Stated problem:
Reproduce nothing except the lines between the line with "Write a web" and the line with "null, null, null, null, null, null];", both ends included, and please leave out pictures.

════

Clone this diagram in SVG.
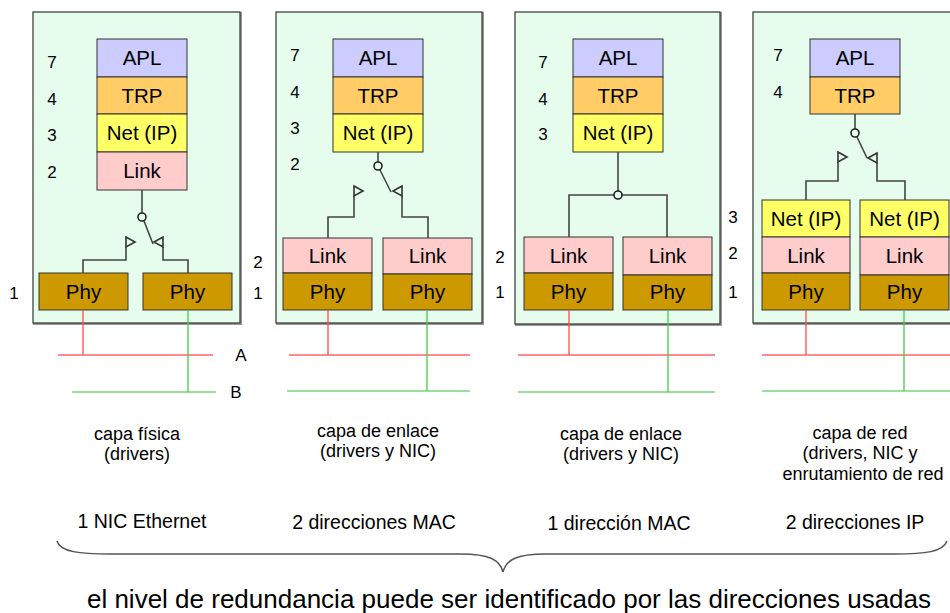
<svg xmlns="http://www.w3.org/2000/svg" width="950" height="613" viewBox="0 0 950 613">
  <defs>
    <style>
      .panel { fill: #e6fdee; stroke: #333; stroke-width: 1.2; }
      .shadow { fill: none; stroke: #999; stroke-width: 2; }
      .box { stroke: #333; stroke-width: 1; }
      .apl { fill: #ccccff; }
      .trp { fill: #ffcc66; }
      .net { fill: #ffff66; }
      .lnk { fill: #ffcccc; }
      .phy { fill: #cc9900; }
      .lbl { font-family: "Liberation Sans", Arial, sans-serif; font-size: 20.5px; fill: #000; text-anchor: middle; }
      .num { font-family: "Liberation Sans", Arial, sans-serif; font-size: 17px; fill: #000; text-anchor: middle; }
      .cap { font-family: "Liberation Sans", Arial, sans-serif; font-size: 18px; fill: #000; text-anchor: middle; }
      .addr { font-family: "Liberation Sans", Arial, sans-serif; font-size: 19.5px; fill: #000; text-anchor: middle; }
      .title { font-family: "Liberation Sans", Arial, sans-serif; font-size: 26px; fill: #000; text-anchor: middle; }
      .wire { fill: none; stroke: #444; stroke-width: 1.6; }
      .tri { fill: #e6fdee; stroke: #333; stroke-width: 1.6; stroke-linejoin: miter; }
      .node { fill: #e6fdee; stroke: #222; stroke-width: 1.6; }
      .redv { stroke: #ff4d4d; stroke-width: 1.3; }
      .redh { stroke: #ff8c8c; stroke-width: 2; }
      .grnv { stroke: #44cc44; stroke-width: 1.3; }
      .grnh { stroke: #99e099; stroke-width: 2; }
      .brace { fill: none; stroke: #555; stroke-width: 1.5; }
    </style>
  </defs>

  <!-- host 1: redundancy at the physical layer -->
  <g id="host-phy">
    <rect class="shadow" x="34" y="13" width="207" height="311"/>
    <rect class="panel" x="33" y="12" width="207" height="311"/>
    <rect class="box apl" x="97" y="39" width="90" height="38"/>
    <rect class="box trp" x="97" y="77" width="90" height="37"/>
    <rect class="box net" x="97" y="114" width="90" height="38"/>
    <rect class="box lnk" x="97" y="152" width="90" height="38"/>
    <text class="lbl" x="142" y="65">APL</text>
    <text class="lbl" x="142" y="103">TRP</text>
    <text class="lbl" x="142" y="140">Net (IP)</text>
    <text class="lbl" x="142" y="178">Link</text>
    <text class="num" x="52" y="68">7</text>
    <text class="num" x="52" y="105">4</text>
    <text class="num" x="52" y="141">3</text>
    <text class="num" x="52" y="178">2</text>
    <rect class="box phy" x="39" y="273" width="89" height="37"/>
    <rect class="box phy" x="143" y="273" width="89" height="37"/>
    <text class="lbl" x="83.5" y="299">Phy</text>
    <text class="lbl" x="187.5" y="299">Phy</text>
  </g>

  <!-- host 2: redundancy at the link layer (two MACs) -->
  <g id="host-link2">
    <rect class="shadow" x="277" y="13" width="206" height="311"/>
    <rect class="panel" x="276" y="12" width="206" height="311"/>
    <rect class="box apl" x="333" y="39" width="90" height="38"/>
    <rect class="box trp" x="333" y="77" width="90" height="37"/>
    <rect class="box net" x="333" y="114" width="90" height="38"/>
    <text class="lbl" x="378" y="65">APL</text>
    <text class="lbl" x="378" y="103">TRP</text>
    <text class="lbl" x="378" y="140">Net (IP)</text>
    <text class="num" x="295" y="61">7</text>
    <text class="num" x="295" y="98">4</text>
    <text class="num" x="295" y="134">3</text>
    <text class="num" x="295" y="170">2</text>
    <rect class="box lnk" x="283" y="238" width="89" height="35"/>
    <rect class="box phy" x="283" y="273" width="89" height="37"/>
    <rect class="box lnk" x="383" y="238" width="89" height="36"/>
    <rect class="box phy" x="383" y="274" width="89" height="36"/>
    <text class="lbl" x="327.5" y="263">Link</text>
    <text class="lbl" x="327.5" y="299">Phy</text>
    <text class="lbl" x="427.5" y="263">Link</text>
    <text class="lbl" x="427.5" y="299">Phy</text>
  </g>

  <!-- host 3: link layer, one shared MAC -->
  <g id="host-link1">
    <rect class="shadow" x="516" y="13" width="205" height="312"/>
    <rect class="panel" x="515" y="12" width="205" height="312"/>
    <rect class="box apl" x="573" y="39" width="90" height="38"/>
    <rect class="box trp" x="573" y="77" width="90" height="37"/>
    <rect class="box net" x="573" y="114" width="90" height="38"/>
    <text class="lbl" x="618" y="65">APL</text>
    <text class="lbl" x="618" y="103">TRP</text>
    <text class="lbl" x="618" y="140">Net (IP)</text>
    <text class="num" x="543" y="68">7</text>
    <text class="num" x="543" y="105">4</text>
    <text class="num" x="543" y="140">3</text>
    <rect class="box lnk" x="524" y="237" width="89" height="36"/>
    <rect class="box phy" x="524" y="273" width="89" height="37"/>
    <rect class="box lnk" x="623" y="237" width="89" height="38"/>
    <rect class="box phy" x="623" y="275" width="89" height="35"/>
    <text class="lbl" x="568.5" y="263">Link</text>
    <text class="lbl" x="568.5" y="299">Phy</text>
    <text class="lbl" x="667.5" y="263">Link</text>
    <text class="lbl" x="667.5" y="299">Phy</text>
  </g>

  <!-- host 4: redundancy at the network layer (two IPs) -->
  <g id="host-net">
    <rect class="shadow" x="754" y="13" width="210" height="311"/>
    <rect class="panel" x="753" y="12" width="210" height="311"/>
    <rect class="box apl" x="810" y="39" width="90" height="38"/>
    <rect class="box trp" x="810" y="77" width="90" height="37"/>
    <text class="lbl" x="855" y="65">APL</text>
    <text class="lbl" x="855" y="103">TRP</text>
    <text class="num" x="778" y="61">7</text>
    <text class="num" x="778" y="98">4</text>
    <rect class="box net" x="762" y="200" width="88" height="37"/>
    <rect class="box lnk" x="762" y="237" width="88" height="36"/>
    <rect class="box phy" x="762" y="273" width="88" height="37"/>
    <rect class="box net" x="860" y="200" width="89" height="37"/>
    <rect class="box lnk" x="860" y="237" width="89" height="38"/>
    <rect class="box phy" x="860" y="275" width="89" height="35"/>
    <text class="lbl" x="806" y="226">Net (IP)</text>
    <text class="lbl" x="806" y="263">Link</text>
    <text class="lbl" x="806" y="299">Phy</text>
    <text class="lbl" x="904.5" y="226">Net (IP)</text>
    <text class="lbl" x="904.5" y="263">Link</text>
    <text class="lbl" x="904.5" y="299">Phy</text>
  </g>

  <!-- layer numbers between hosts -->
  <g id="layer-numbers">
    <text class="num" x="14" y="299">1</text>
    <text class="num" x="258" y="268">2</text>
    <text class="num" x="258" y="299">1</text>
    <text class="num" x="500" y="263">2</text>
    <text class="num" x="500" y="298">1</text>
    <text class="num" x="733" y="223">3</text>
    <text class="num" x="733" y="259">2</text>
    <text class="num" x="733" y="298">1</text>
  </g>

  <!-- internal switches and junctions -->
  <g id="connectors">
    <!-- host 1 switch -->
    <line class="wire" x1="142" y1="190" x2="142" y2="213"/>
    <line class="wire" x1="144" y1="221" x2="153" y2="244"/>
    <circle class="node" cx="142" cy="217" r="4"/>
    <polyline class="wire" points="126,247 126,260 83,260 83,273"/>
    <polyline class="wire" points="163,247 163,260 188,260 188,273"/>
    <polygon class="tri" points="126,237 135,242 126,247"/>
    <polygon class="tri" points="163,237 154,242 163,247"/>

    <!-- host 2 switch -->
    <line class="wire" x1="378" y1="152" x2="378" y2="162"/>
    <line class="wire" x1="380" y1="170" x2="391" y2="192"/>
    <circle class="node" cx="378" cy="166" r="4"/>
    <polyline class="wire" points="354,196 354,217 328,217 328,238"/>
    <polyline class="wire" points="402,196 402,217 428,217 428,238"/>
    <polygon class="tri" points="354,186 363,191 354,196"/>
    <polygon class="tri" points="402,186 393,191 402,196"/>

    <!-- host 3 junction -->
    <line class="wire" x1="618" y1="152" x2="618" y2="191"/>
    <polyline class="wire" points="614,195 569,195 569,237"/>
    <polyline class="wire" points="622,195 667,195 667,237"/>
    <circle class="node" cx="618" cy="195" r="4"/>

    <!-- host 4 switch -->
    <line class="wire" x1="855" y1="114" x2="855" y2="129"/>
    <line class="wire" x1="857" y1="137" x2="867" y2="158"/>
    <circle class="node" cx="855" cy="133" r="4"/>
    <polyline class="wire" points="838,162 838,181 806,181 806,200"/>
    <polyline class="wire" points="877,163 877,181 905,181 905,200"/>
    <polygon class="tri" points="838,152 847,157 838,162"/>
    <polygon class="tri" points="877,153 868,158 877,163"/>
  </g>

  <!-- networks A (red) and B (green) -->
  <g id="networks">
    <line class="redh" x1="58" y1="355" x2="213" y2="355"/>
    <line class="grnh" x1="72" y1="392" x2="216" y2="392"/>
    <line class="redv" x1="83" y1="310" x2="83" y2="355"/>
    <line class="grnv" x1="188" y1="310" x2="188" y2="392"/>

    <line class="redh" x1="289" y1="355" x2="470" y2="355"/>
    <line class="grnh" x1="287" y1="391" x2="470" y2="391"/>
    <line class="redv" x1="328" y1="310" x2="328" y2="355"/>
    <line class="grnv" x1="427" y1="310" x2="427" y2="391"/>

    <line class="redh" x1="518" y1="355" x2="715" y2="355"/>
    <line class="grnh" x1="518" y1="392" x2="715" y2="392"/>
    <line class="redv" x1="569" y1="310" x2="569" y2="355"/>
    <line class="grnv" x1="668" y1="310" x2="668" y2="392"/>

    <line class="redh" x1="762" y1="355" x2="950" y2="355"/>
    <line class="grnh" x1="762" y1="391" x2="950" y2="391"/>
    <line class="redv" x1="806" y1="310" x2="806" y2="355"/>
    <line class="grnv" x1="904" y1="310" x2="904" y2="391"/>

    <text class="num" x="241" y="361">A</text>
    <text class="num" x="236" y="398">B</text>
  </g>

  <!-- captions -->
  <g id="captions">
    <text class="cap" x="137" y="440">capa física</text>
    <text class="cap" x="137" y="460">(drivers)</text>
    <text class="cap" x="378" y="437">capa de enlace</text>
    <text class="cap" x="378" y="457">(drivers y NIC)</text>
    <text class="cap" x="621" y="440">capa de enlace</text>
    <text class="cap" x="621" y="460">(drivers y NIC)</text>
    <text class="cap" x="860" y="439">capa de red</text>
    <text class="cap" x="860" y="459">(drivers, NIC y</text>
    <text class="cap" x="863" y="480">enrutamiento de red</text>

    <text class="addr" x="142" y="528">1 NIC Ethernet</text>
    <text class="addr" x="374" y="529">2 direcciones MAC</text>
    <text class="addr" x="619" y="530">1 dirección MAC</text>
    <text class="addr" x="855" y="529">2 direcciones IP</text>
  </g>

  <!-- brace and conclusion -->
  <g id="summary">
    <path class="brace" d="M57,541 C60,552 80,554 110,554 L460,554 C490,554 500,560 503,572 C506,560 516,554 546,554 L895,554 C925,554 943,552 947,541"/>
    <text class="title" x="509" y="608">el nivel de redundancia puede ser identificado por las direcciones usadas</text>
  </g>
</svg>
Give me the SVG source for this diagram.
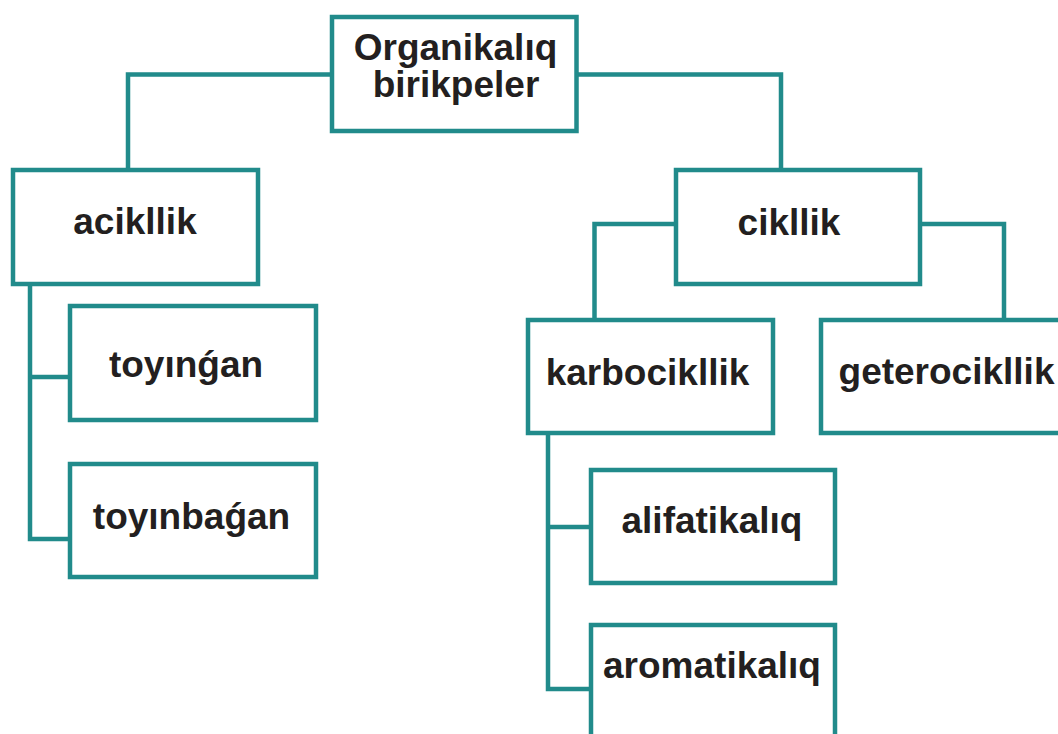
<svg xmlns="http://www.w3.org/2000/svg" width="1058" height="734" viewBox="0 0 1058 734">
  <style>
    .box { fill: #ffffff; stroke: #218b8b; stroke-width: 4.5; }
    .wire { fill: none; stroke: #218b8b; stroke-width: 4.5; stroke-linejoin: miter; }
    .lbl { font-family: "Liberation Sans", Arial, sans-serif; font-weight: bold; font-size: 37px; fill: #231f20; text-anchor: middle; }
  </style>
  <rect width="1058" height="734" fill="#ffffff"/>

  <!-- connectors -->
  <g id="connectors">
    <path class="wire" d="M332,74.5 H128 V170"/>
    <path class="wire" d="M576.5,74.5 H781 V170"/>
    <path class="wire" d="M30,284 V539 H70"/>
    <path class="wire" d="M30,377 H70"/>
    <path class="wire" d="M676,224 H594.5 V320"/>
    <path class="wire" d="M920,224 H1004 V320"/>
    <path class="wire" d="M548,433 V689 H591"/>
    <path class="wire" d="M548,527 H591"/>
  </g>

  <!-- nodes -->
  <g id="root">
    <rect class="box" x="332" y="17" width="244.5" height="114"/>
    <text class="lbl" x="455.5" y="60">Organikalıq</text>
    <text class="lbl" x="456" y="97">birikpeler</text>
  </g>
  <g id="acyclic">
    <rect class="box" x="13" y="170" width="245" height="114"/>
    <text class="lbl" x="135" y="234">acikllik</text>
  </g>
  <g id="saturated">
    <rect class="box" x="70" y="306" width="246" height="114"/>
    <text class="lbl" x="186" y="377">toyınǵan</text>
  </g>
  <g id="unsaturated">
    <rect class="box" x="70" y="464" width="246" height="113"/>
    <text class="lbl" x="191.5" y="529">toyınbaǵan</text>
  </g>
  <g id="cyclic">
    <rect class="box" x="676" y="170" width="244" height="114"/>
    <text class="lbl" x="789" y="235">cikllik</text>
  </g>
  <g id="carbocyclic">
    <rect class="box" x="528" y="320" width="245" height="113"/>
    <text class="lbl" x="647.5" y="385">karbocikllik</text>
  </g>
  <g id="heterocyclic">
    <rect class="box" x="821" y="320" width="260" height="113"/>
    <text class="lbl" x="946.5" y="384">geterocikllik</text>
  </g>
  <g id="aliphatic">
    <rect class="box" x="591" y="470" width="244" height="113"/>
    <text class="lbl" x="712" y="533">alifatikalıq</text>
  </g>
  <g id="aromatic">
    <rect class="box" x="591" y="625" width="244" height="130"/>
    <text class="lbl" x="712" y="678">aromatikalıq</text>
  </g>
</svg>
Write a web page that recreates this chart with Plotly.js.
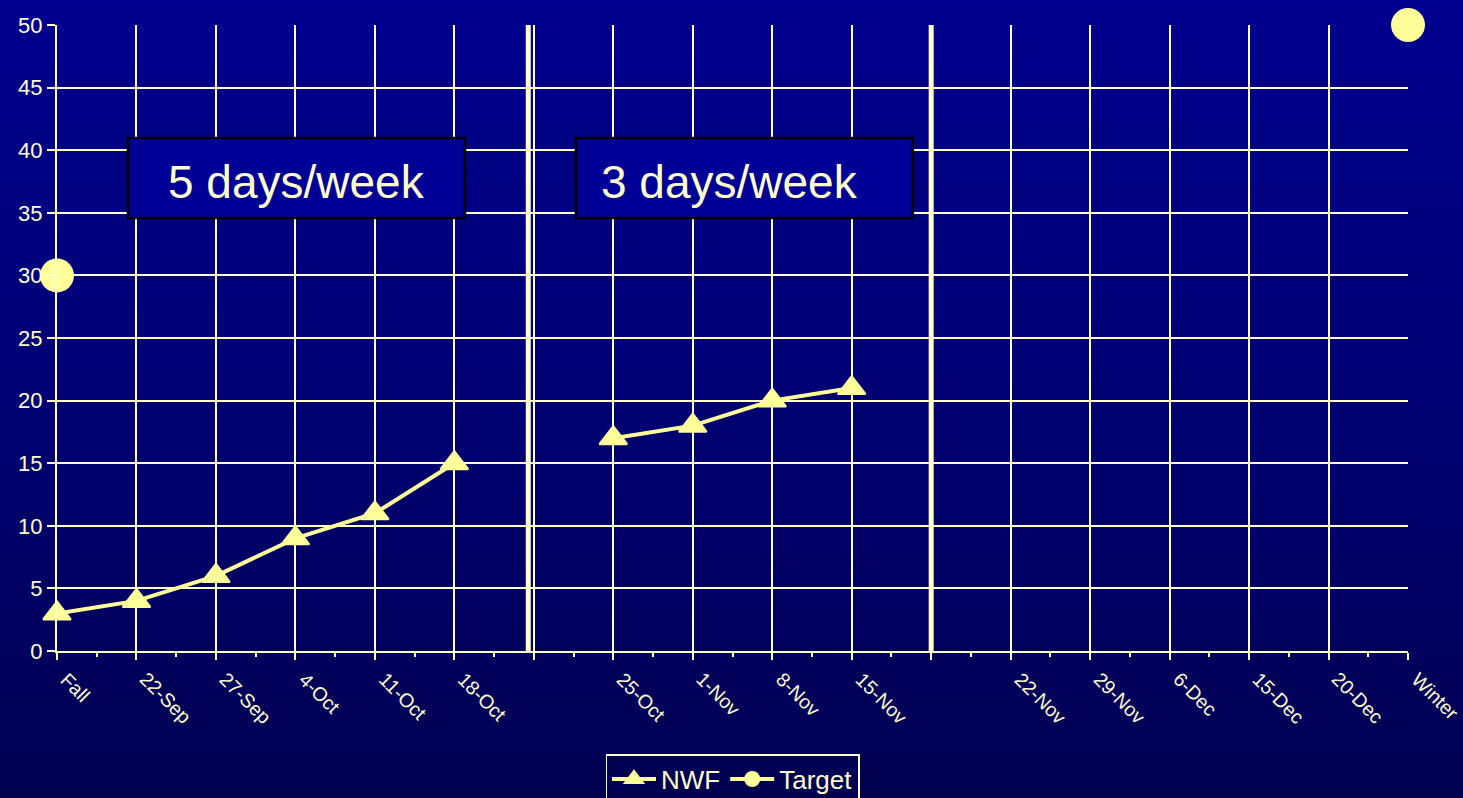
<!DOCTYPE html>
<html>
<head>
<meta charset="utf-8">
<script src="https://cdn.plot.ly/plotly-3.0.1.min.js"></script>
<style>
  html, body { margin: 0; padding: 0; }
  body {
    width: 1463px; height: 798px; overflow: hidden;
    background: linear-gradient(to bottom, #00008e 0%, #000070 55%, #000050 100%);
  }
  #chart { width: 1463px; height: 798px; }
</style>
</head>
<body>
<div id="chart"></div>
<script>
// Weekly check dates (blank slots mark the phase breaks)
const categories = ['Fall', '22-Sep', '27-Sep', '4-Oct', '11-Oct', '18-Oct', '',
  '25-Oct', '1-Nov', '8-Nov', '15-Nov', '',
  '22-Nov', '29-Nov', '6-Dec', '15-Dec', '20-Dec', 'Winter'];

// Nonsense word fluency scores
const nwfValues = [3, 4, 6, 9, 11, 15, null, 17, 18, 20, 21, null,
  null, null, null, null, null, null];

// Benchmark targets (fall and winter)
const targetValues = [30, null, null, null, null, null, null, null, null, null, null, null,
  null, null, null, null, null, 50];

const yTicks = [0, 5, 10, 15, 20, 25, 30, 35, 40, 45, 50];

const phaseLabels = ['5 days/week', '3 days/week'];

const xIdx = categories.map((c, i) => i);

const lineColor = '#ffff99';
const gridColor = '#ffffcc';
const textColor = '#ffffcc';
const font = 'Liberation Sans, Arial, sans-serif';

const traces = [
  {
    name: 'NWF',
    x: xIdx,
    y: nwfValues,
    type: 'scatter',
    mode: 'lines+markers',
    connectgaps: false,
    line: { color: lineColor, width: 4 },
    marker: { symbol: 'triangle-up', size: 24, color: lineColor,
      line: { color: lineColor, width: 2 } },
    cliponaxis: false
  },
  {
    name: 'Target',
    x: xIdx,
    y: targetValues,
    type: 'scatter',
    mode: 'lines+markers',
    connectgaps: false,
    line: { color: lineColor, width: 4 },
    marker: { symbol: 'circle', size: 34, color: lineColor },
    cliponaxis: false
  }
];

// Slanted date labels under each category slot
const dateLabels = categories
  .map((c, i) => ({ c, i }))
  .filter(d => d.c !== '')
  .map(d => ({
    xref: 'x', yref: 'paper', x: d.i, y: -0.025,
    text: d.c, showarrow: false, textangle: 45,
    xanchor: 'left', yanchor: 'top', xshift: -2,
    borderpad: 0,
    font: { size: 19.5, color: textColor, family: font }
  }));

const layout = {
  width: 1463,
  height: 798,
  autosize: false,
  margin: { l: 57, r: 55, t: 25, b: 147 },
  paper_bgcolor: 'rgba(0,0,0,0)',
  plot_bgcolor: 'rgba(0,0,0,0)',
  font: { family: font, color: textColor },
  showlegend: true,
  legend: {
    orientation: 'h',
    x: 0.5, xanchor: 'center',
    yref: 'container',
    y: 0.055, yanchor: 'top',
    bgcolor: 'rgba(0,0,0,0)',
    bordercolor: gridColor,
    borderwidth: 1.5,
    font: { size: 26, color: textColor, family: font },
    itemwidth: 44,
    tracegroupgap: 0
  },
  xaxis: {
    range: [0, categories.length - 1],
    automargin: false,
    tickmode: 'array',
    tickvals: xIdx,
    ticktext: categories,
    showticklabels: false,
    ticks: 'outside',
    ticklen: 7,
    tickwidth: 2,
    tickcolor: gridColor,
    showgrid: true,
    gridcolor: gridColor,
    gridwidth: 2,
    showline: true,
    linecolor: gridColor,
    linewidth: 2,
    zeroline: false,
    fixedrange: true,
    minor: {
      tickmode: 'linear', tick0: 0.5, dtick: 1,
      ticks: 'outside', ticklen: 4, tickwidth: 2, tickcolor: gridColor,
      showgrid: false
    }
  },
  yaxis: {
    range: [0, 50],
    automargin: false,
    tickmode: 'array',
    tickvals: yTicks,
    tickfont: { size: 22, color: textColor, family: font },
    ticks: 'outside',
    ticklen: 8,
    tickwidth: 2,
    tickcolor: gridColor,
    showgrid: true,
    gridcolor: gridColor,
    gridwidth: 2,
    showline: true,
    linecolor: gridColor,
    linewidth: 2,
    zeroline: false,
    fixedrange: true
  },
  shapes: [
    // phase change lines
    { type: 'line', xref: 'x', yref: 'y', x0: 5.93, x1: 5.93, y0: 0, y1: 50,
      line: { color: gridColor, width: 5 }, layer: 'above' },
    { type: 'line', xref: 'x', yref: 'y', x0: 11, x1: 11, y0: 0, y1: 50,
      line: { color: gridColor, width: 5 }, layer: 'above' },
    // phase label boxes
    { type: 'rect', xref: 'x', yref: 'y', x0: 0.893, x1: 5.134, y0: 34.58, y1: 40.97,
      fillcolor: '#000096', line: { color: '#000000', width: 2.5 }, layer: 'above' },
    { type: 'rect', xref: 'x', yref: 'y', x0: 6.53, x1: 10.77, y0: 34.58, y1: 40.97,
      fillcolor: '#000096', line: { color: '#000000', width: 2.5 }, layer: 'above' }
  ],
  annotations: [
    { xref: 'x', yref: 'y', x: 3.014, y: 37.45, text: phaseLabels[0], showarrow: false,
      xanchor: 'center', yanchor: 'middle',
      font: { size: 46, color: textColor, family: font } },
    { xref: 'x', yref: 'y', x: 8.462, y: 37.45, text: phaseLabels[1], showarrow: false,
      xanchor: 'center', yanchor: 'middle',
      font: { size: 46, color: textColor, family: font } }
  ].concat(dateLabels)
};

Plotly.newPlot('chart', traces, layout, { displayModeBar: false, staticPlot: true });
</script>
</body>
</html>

════

Result:
Write a web page that recreates this chart with Plotly.js.
<!DOCTYPE html>
<html>
<head>
<meta charset="utf-8">
<script src="https://cdn.plot.ly/plotly-3.0.1.min.js"></script>
<style>
  html, body { margin: 0; padding: 0; }
  body {
    width: 1463px; height: 798px; overflow: hidden;
    background: linear-gradient(to bottom, #00008e 0%, #000070 55%, #000050 100%);
  }
  #chart { width: 1463px; height: 798px; }
</style>
</head>
<body>
<div id="chart"></div>
<script>
// Weekly check dates (blank slots mark the phase breaks)
const categories = ['Fall', '22-Sep', '27-Sep', '4-Oct', '11-Oct', '18-Oct', '',
  '25-Oct', '1-Nov', '8-Nov', '15-Nov', '',
  '22-Nov', '29-Nov', '6-Dec', '15-Dec', '20-Dec', 'Winter'];

// Nonsense word fluency scores
const nwfValues = [3, 4, 6, 9, 11, 15, null, 17, 18, 20, 21, null,
  null, null, null, null, null, null];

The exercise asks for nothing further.